We flew into Entebbe, Uganda last night and drove to the capital city of Kampala where
we’ll be staying for the next few days. Malaak met us at our hotel and stayed the night
with us so we could all drive to his graduation ceremony together this morning.
We left our hotel at 7am so we’d be able to make it through traffic and to Ndejje
University by 830am, when Malaak needed to be there. At about 825, we made it to the
top of the dirt road leading to the university and found ourselves in a very slow moving
procession of cars heading to the graduation. There were gift peddlers selling flowers
and medallions and even “express photos,” which they took with cameras and printed
on the spot, while families waited in this traffic.
It must have been 2 hours later when we finally started to get close to the graduation
grounds but we still weren’t parked and there were people out of their cars walking
faster than all of our slow moving cars. Malaak decided to get out to find out what was
going on. I was eager to get out with him and get to the graduation – we’d traveled too
far to miss it!- but the others I was with thought it was a bad idea. They didn’t think we’d
be able to find each other or find our driver if we split up, so I was forced to stay in the
slow moving car as my anxiety increased.
We finally parked the car and made it into the graduation about 11am. Fortunately for
us, they seemed to have just started by the time we arrived. Malaak took his seat with
his classmates and the rest of us walked toward the front where the other people with
video cameras were standing.
The ceremony was held outdoors, but just about everyone besides people with cameras
were sitting under a tent of some kind. It was very hot despite the gray clouds in the sky.
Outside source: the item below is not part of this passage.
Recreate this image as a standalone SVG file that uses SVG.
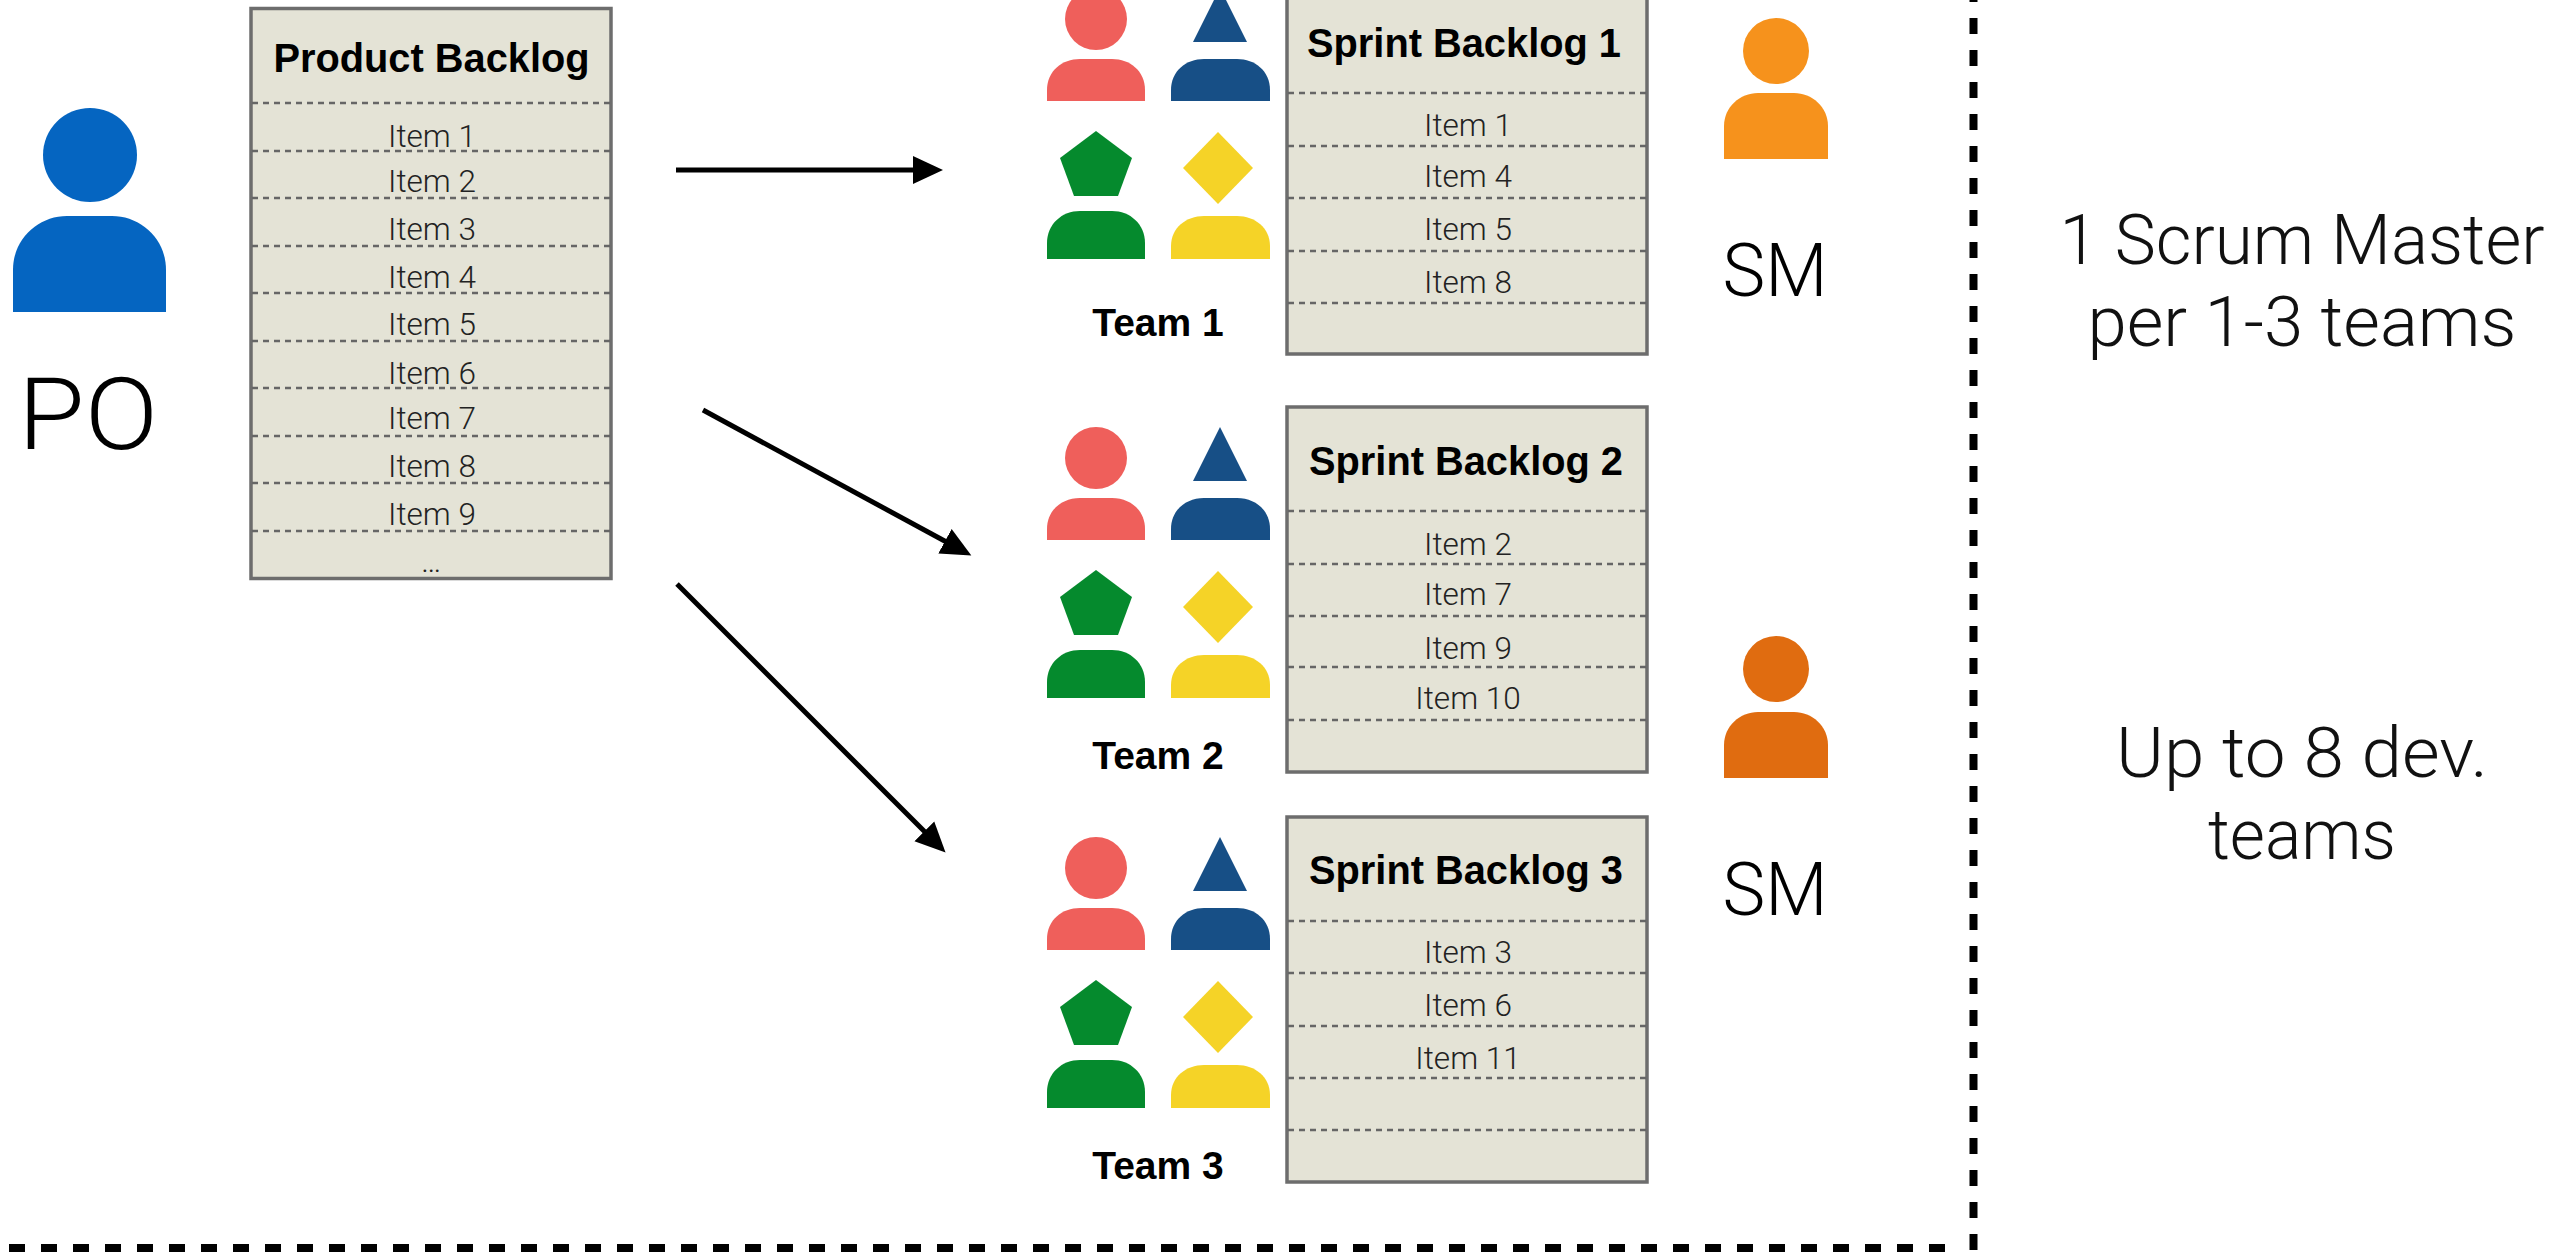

We stood under a shady tree part of the time but walked up to the front area pretty often
to see what was going on. A group of performers played a traditional Ugandan song and
danced. It was fantastic.
After some time, it was announced from the podium that they would begin calling
names of the “graduands.” We were a little disappointed to hear that they requested
the student stand up when their name was called, rather than walking up the red carpet
(which was layed out on the grass, leading to the podium. Nevertheless, we were
excited to finally hear Malaak’s name get called.
About an hour later they were still calling names but hadn’t yet called Malaak’s. I looked
in the program at the list of graduates and found that they were still a few full pages
away from his class. Jason, the audio recordist on the film making team, was standing
out by the PA speaker, recording the names as they were called (so the documentary
team would have that recording from Malaak’s graduation).
It had sprinkled a little, earlier in the morning, but just as we were nearing the time for
Malaak’s name to be called, it really started pouring. We had a large umbrella (which we
were using for shade from the sun), but it wasn’t enough to cover us all now that the rain
was falling fast. I ran for cover under the crowded tents. Jason and our driver, Achilles,
used the umbrella to cover the audio recording equipment, so he could continue to
record the student’s names as they were called. 10 minutes later it was raining so hard
that even they had to run for cover.
The rains stopped a little while later and they were still calling names. Fortunately, they
still hadn’t read Malaak’s name and the sun was out again. I took some pictures with
Malaak and everyone except for Jason went to the car to put the gear away. 15 minutes
later he met up with us, after they’d finally called Malaak’s name.
It was a great day for Malaak and I was happy to be with him to share in his success. An amazing moment to see his and our hard work pay off, that his life has been changed so dramatically through the power of education.
He worked hard for his degree and now he’s ready for the next challenge: finding a job!